▸ **EXERCISE INSTRUCTIONS**:
Leave out the pictures and retype only the lines from the opening line to the line that holds "import * as", both ends included.

──────────

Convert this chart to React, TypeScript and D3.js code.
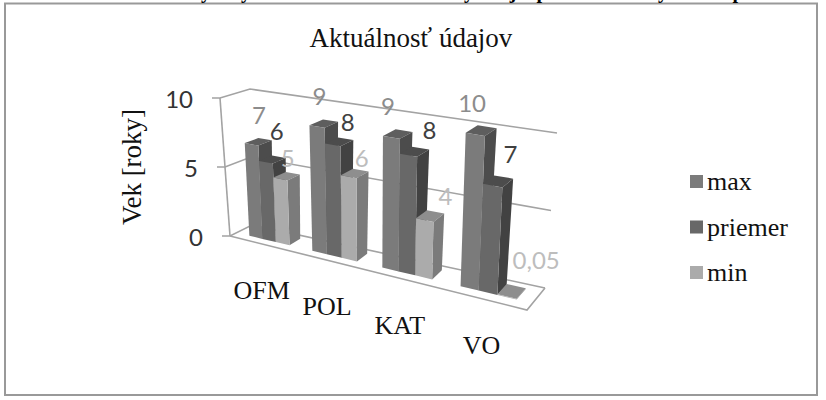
import React, { useEffect, useRef } from "react";
import * as d3 from "d3";

const categories = ["OFM", "POL", "KAT", "VO"];
const seriesNames = ["max", "priemer", "min"];
const maxValues = [6.7, 8.8, 8.9, 10];
const avgValues = [5.6, 7.7, 7.9, 6.9];
const minValues = [4.6, 5.7, 3.8, 0.05];
const yTicks = [0, 5, 10];
const title = "Aktuálnosť údajov";
const yTitle = "Vek [roky]";
// cut off line of the document above the chart, only the descenders show
const clippedLetters = ["y", "y", "y", "j", "p", "y", "p"];

const App: React.FC = () => {
  const svgRef = useRef<SVGSVGElement | null>(null);

  useEffect(() => {
    const width = 826;
    const height = 400;
    const svg = d3.select(svgRef.current).attr("viewBox", [0, 0, width, height]);
    svg.selectAll("*").remove();

    const serif = "'Liberation Serif', serif";
    const sans = "Lato, 'Noto Sans', sans-serif";

    // box corners on screen: [front/back][left/right][bottom/top]
    const box = {
      flb: [230, 236],
      frb: [527, 310],
      blb: [252, 225],
      brb: [545, 288],
      flt: [220, 98],
      frt: [535, 150],
      blt: [250, 89],
      brt: [557, 133],
    };

    const perspective = 1.25;
    const warp = (u: number) => u / (u + (1 - u) * perspective);
    const yNorm = d3.scaleLinear().domain([0, 10]).range([0, 1]);
    const lerp = (a: number[], b: number[], t: number) => [
      a[0] + (b[0] - a[0]) * t,
      a[1] + (b[1] - a[1]) * t,
    ];

    // u along categories, z depth, value up the wall
    const project = (u: number, z: number, value: number) => {
      const w = warp(u);
      const v = yNorm(value);
      const front = lerp(lerp(box.flb, box.frb, w), lerp(box.flt, box.frt, w), v);
      const back = lerp(lerp(box.blb, box.brb, w), lerp(box.blt, box.brt, w), v);
      return lerp(front, back, z);
    };

    const x0 = d3
      .scaleBand()
      .domain(categories)
      .range([0.01, 1])
      .paddingInner(0.35)
      .paddingOuter(0.175);
    const x1 = d3.scaleBand().domain(seriesNames).range([0, x0.bandwidth()]);

    const zFront = 0.3;
    const zBack = 0.8;

    const gridColor = "#a3a3a3";
    const line = d3.line();
    const drawLine = (pts: number[][]) =>
      svg
        .append("path")
        .attr("d", line(pts as [number, number][]))
        .attr("fill", "none")
        .attr("stroke", gridColor)
        .attr("stroke-width", 1.6);

    // walls
    yTicks.forEach((t) => {
      const left = project(0, 0, t);
      drawLine([[left[0] - 8, left[1]], left, project(0, 1, t), project(1, 1, t)]);
    });
    drawLine([project(0, 0, 0), project(0, 0, 10)]);
    drawLine([project(0, 0, 0), project(1, 0, 0), project(1, 1, 0)]);

    // tick labels
    svg
      .append("g")
      .selectAll("text")
      .data(yTicks)
      .enter()
      .append("text")
      .attr("x", (d) => project(0, 0, d)[0] - 27)
      .attr("y", (d) => project(0, 0, d)[1] + 2)
      .attr("dy", "0.35em")
      .attr("text-anchor", "end")
      .attr("font-family", sans)
      .attr("font-size", 24)
      .attr("fill", "#333")
      .text((d) => d);

    const colors: Record<string, { front: string; top: string; side: string; label: string }> = {
      max: { front: "#7b7b7b", top: "#5e5e5e", side: "#4c4c4c", label: "#8c8c8c" },
      priemer: { front: "#686868", top: "#4c4c4c", side: "#424242", label: "#404040" },
      min: { front: "#ababab", top: "#8e8e8e", side: "#7b7b7b", label: "#bdbdbd" },
    };
    const seriesValues = [maxValues, avgValues, minValues];
    const formatValue = (v: number) =>
      v < 1 ? String(v).replace(".", ",") : d3.format(".0f")(v);

    // hand placed data labels, like in the original chart
    const labelNudge = [
      [[-6, -24], [-11, -24], [-16, -24], [-15, -23]],
      [[-2, -25], [2, -16], [9, -17], [7, -22]],
      [[-5, -15], [1, -11], [10, -15], [20, -25]],
    ];

    const poly = (pts: number[][], fill: string) =>
      svg
        .append("polygon")
        .attr("points", pts.map((p) => p.join(",")).join(" "))
        .attr("fill", fill);

    const labels: { p: number[]; text: string; color: string }[] = [];

    categories.forEach((cat, c) => {
      seriesNames.forEach((name, s) => {
        const value = seriesValues[s][c];
        const u0 = (x0(cat) as number) + (x1(name) as number);
        const u1 = u0 + x1.bandwidth();
        const col = colors[name];
        poly(
          [
            project(u0, zFront, value),
            project(u1, zFront, value),
            project(u1, zBack, value),
            project(u0, zBack, value),
          ],
          col.top,
        );
        poly(
          [
            project(u1, zFront, 0),
            project(u1, zBack, 0),
            project(u1, zBack, value),
            project(u1, zFront, value),
          ],
          col.side,
        );
        poly(
          [
            project(u0, zFront, 0),
            project(u1, zFront, 0),
            project(u1, zFront, value),
            project(u0, zFront, value),
          ],
          col.front,
        );
        const top = project((u0 + u1) / 2, zBack, value);
        labels.push({
          p: [top[0] + labelNudge[s][c][0], top[1] + labelNudge[s][c][1]],
          text: formatValue(value),
          color: col.label,
        });
      });
    });

    svg
      .append("g")
      .selectAll("text")
      .data(labels)
      .enter()
      .append("text")
      .attr("x", (d) => d.p[0])
      .attr("y", (d) => d.p[1])
      .attr("dy", "0.35em")
      .attr("text-anchor", "middle")
      .attr("font-family", sans)
      .attr("font-size", 24)
      .attr("fill", (d) => d.color)
      .text((d) => d.text);

    // category labels hang below the front edge
    svg
      .append("g")
      .selectAll("text")
      .data(categories)
      .enter()
      .append("text")
      .attr("x", (d) => project((x0(d) as number) + x0.bandwidth() / 2, 0, 0)[0] - 1)
      .attr("y", (d) => project((x0(d) as number) + x0.bandwidth() / 2, 0, 0)[1] + 55)
      .attr("text-anchor", "middle")
      .attr("font-family", serif)
      .attr("font-size", 26)
      .attr("fill", "#111")
      .text((d) => d);

    // title
    svg
      .append("text")
      .attr("x", 411)
      .attr("y", 47)
      .attr("text-anchor", "middle")
      .attr("font-family", serif)
      .attr("font-size", 27)
      .attr("fill", "#111")
      .text(title);

    // y axis title
    svg
      .append("text")
      .attr("transform", "translate(141,167) rotate(-90)")
      .attr("text-anchor", "middle")
      .attr("font-family", serif)
      .attr("font-size", 27)
      .attr("fill", "#111")
      .text(yTitle);

    // legend
    const legend = svg
      .append("g")
      .selectAll("g")
      .data(seriesNames)
      .enter()
      .append("g")
      .attr("transform", (_, i) => `translate(690,${175 + i * 45.5})`);
    legend
      .append("rect")
      .attr("width", 13)
      .attr("height", 13)
      .attr("fill", (d) => colors[d].front);
    legend
      .append("text")
      .attr("x", 17)
      .attr("y", 15)
      .attr("font-family", serif)
      .attr("font-size", 26)
      .attr("fill", "#111")
      .text((d) => d);

    // frame
    svg
      .append("rect")
      .attr("x", 5)
      .attr("y", 3.5)
      .attr("width", 812)
      .attr("height", 391.5)
      .attr("fill", "none")
      .attr("stroke", "#999")
      .attr("stroke-width", 2);

    const clippedX = [206, 246, 469, 513, 542, 663, 738];
    svg
      .append("g")
      .selectAll("text")
      .data(clippedLetters)
      .enter()
      .append("text")
      .attr("x", (_, i) => clippedX[i])
      .attr("y", -2.5)
      .attr("text-anchor", "middle")
      .attr("font-family", serif)
      .attr("font-size", 20)
      .attr("font-weight", "bold")
      .attr("fill", "#000")
      .text((d) => d);
  }, []);

  return (
    <svg
      ref={svgRef}
      width={826}
      height={400}
      style={{ position: "absolute", left: 0, top: 0, display: "block", background: "#fff" }}
    ></svg>
  );
};

export default App;
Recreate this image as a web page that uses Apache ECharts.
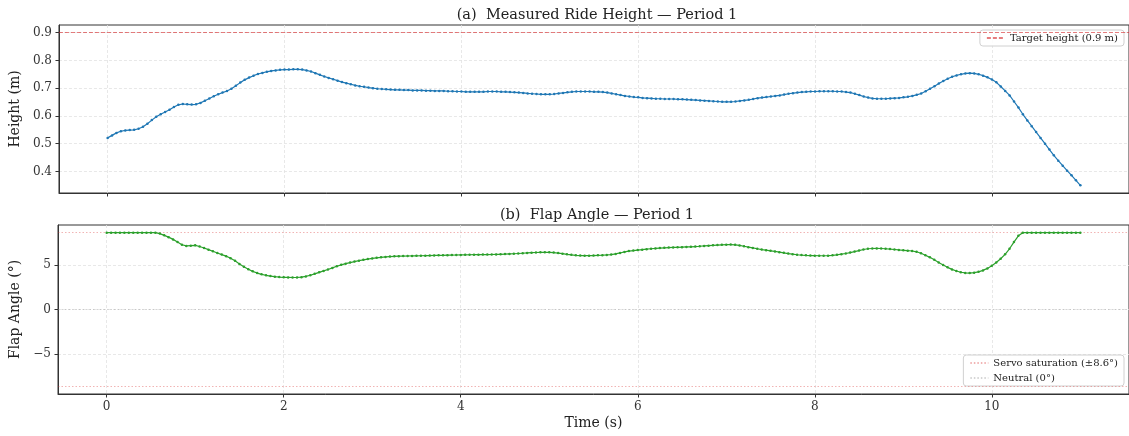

──────────

▸ **RESPONSE TO THIS TASK**:
Convert this chart to React, TypeScript and D3.js code.
import React, { useEffect, useRef } from "react";
import * as d3 from "d3";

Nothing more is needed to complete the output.